> _Brief_:
Make an exact copy of all the entries, with the pictures left out.
* * *
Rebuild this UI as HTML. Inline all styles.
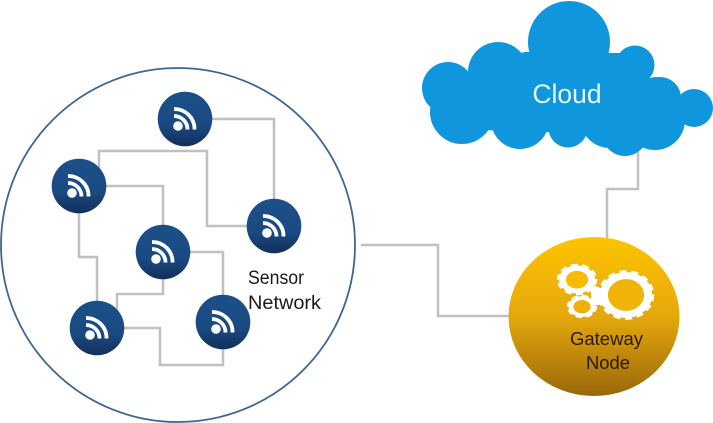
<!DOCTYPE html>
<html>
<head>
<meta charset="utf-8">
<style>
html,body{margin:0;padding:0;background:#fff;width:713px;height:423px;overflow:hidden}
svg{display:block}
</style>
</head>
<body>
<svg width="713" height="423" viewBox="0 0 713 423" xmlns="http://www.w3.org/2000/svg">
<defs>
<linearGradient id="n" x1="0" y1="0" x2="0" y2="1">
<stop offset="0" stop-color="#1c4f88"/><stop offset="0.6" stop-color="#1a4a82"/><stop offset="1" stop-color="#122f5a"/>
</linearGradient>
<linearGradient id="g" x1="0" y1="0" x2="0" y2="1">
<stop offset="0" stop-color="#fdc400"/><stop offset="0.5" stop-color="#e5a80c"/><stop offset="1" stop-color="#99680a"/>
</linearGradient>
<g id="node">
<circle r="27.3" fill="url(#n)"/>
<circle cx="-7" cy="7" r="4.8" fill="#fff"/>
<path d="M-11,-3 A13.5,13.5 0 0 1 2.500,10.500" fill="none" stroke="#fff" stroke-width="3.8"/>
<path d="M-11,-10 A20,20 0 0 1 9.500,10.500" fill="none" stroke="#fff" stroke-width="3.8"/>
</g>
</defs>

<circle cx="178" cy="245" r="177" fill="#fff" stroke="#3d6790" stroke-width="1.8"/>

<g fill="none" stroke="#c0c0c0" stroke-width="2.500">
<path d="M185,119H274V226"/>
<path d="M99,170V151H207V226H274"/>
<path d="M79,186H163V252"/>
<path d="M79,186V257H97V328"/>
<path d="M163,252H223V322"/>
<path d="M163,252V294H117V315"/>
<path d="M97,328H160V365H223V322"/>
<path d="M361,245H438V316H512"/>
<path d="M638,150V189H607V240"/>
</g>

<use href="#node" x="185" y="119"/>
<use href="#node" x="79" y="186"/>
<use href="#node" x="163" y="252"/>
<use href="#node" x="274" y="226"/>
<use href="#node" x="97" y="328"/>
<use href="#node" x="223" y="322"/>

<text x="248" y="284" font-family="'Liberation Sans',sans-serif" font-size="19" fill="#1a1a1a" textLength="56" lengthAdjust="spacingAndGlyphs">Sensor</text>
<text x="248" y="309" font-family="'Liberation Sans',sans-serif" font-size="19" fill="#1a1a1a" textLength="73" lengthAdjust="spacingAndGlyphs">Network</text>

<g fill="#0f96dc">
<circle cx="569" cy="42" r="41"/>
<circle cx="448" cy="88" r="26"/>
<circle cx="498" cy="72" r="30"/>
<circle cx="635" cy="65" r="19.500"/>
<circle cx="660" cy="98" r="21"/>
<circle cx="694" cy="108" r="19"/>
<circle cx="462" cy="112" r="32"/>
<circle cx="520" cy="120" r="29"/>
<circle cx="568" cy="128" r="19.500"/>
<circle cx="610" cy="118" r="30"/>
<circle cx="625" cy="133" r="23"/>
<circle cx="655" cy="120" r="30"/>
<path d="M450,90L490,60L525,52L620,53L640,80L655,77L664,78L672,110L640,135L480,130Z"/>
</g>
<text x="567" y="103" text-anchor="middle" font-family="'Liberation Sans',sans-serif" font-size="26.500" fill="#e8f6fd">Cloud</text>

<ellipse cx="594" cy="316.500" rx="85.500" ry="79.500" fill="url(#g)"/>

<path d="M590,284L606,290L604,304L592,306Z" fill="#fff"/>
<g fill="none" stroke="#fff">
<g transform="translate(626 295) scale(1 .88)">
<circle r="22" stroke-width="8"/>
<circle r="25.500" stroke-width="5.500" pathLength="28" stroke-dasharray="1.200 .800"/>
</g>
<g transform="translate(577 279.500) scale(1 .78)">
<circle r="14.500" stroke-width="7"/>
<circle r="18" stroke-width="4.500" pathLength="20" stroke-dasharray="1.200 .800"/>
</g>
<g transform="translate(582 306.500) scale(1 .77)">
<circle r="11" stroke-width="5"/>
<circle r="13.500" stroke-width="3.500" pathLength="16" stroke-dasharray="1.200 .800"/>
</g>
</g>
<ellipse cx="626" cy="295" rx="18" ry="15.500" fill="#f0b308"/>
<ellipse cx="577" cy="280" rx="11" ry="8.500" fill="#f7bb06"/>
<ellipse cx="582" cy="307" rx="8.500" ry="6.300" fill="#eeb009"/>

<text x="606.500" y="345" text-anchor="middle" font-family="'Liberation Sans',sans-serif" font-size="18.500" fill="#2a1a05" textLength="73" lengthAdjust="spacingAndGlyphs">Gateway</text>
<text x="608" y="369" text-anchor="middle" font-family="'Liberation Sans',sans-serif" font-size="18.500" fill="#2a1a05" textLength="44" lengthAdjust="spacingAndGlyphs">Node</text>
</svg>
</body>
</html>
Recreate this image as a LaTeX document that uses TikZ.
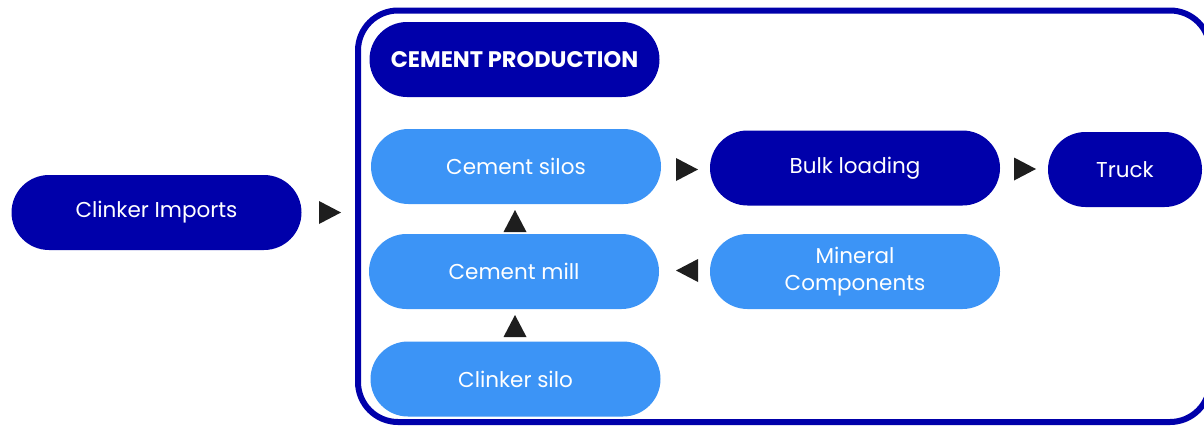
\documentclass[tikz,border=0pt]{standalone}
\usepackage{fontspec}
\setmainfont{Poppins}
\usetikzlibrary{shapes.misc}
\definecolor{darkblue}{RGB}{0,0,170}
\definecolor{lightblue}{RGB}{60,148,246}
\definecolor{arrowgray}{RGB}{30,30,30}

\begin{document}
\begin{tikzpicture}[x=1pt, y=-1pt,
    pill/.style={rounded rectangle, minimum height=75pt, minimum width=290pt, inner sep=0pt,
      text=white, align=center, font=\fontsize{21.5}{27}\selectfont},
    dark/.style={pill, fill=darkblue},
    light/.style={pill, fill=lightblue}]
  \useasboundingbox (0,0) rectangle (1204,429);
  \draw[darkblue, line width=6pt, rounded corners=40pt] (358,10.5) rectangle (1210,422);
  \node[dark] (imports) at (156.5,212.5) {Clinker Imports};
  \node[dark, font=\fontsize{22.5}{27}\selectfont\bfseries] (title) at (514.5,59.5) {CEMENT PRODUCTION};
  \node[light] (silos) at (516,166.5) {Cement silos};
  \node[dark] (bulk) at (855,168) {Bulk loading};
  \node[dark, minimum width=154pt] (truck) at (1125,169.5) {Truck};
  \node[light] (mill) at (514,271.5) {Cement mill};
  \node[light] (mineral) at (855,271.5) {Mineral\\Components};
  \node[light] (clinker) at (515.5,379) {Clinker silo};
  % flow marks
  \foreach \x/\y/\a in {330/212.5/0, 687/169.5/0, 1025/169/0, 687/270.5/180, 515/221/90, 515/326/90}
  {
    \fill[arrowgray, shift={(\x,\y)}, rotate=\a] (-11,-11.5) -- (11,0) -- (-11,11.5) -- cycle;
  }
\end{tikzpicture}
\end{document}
* * *
> _The reply_:
Rebuild this UI as HTML. Inline all styles.
<!DOCTYPE html>
<html>
<head>
<meta charset="utf-8">
<style>
html,body{margin:0;padding:0;background:#fff;width:713px;height:423px;overflow:hidden}
svg{display:block}
</style>
</head>
<body>
<svg width="713" height="423" viewBox="0 0 713 423" xmlns="http://www.w3.org/2000/svg">
<defs>
<linearGradient id="n" x1="0" y1="0" x2="0" y2="1">
<stop offset="0" stop-color="#1c4f88"/><stop offset="0.6" stop-color="#1a4a82"/><stop offset="1" stop-color="#122f5a"/>
</linearGradient>
<linearGradient id="g" x1="0" y1="0" x2="0" y2="1">
<stop offset="0" stop-color="#fdc400"/><stop offset="0.5" stop-color="#e5a80c"/><stop offset="1" stop-color="#99680a"/>
</linearGradient>
<g id="node">
<circle r="27.3" fill="url(#n)"/>
<circle cx="-7" cy="7" r="4.8" fill="#fff"/>
<path d="M-11,-3 A13.5,13.5 0 0 1 2.500,10.500" fill="none" stroke="#fff" stroke-width="3.8"/>
<path d="M-11,-10 A20,20 0 0 1 9.500,10.500" fill="none" stroke="#fff" stroke-width="3.8"/>
</g>
</defs>

<circle cx="178" cy="245" r="177" fill="#fff" stroke="#3d6790" stroke-width="1.8"/>

<g fill="none" stroke="#c0c0c0" stroke-width="2.500">
<path d="M185,119H274V226"/>
<path d="M99,170V151H207V226H274"/>
<path d="M79,186H163V252"/>
<path d="M79,186V257H97V328"/>
<path d="M163,252H223V322"/>
<path d="M163,252V294H117V315"/>
<path d="M97,328H160V365H223V322"/>
<path d="M361,245H438V316H512"/>
<path d="M638,150V189H607V240"/>
</g>

<use href="#node" x="185" y="119"/>
<use href="#node" x="79" y="186"/>
<use href="#node" x="163" y="252"/>
<use href="#node" x="274" y="226"/>
<use href="#node" x="97" y="328"/>
<use href="#node" x="223" y="322"/>

<text x="248" y="284" font-family="'Liberation Sans',sans-serif" font-size="19" fill="#1a1a1a" textLength="56" lengthAdjust="spacingAndGlyphs">Sensor</text>
<text x="248" y="309" font-family="'Liberation Sans',sans-serif" font-size="19" fill="#1a1a1a" textLength="73" lengthAdjust="spacingAndGlyphs">Network</text>

<g fill="#0f96dc">
<circle cx="569" cy="42" r="41"/>
<circle cx="448" cy="88" r="26"/>
<circle cx="498" cy="72" r="30"/>
<circle cx="635" cy="65" r="19.500"/>
<circle cx="660" cy="98" r="21"/>
<circle cx="694" cy="108" r="19"/>
<circle cx="462" cy="112" r="32"/>
<circle cx="520" cy="120" r="29"/>
<circle cx="568" cy="128" r="19.500"/>
<circle cx="610" cy="118" r="30"/>
<circle cx="625" cy="133" r="23"/>
<circle cx="655" cy="120" r="30"/>
<path d="M450,90L490,60L525,52L620,53L640,80L655,77L664,78L672,110L640,135L480,130Z"/>
</g>
<text x="567" y="103" text-anchor="middle" font-family="'Liberation Sans',sans-serif" font-size="26.500" fill="#e8f6fd">Cloud</text>

<ellipse cx="594" cy="316.500" rx="85.500" ry="79.500" fill="url(#g)"/>

<path d="M590,284L606,290L604,304L592,306Z" fill="#fff"/>
<g fill="none" stroke="#fff">
<g transform="translate(626 295) scale(1 .88)">
<circle r="22" stroke-width="8"/>
<circle r="25.500" stroke-width="5.500" pathLength="28" stroke-dasharray="1.200 .800"/>
</g>
<g transform="translate(577 279.500) scale(1 .78)">
<circle r="14.500" stroke-width="7"/>
<circle r="18" stroke-width="4.500" pathLength="20" stroke-dasharray="1.200 .800"/>
</g>
<g transform="translate(582 306.500) scale(1 .77)">
<circle r="11" stroke-width="5"/>
<circle r="13.500" stroke-width="3.500" pathLength="16" stroke-dasharray="1.200 .800"/>
</g>
</g>
<ellipse cx="626" cy="295" rx="18" ry="15.500" fill="#f0b308"/>
<ellipse cx="577" cy="280" rx="11" ry="8.500" fill="#f7bb06"/>
<ellipse cx="582" cy="307" rx="8.500" ry="6.300" fill="#eeb009"/>

<text x="606.500" y="345" text-anchor="middle" font-family="'Liberation Sans',sans-serif" font-size="18.500" fill="#2a1a05" textLength="73" lengthAdjust="spacingAndGlyphs">Gateway</text>
<text x="608" y="369" text-anchor="middle" font-family="'Liberation Sans',sans-serif" font-size="18.500" fill="#2a1a05" textLength="44" lengthAdjust="spacingAndGlyphs">Node</text>
</svg>
</body>
</html>
Recreate this image as a LaTeX document that uses TikZ.
\documentclass[tikz,border=0pt]{standalone}
\usepackage{fontspec}
\setmainfont{Poppins}
\usetikzlibrary{shapes.misc}
\definecolor{darkblue}{RGB}{0,0,170}
\definecolor{lightblue}{RGB}{60,148,246}
\definecolor{arrowgray}{RGB}{30,30,30}

\begin{document}
\begin{tikzpicture}[x=1pt, y=-1pt,
    pill/.style={rounded rectangle, minimum height=75pt, minimum width=290pt, inner sep=0pt,
      text=white, align=center, font=\fontsize{21.5}{27}\selectfont},
    dark/.style={pill, fill=darkblue},
    light/.style={pill, fill=lightblue}]
  \useasboundingbox (0,0) rectangle (1204,429);
  \draw[darkblue, line width=6pt, rounded corners=40pt] (358,10.5) rectangle (1210,422);
  \node[dark] (imports) at (156.5,212.5) {Clinker Imports};
  \node[dark, font=\fontsize{22.5}{27}\selectfont\bfseries] (title) at (514.5,59.5) {CEMENT PRODUCTION};
  \node[light] (silos) at (516,166.5) {Cement silos};
  \node[dark] (bulk) at (855,168) {Bulk loading};
  \node[dark, minimum width=154pt] (truck) at (1125,169.5) {Truck};
  \node[light] (mill) at (514,271.5) {Cement mill};
  \node[light] (mineral) at (855,271.5) {Mineral\\Components};
  \node[light] (clinker) at (515.5,379) {Clinker silo};
  % flow marks
  \foreach \x/\y/\a in {330/212.5/0, 687/169.5/0, 1025/169/0, 687/270.5/180, 515/221/90, 515/326/90}
  {
    \fill[arrowgray, shift={(\x,\y)}, rotate=\a] (-11,-11.5) -- (11,0) -- (-11,11.5) -- cycle;
  }
\end{tikzpicture}
\end{document}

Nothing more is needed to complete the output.